David Parson's Introduction began the evening. The opening, with a group moving together center stage, offered the promise of an interesting journey. The music by Rubin Kodheli was intoxicating, inviting swaying and fluid movements. After a few minutes, however, it became apparent that the dance vocabulary was not rich enough to keep up with the music, a criticism that has been leveled at Mr. Parson on numerous occasions. Nothing was said in any creative way. Time was spent watching the dance, but little in terms of payment.
Parsons Brothers presented another interesting idea having two men exploring a sibling relationship in which they take turns being dominant or submissive. Yet again, the thought process was not clear. Once the point was made in the first two minutes, there was nothing left to the imagination-just the steady drone of another misfire. Why did Parsons choreograph it in the first place? Was it the Stravinsky music, Concertino for 12 instruments? Was there some sort of affinity between music and the movement? We don't know.

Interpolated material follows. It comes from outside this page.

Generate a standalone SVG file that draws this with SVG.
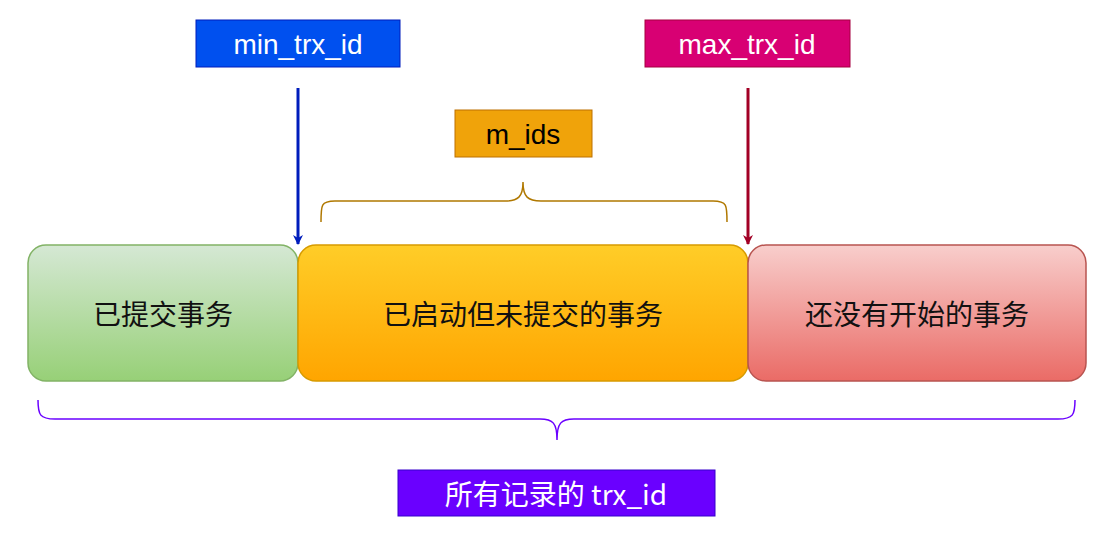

The Parsons piece of the evening that ignited was his familiar Caught. Performed by the bravura dancer, Clifton Brown, the dance moves from one strobe light to another, catching the dancer in some dazzling flights of gravity defying motions. The audience always responds vigorously when the dance concludes. I agree; the piece is energetic, highly theatrical and presents a unique and distinctive vision. Parsons has ignited our imagination as well as our brains. So we sit aroused and wait for more.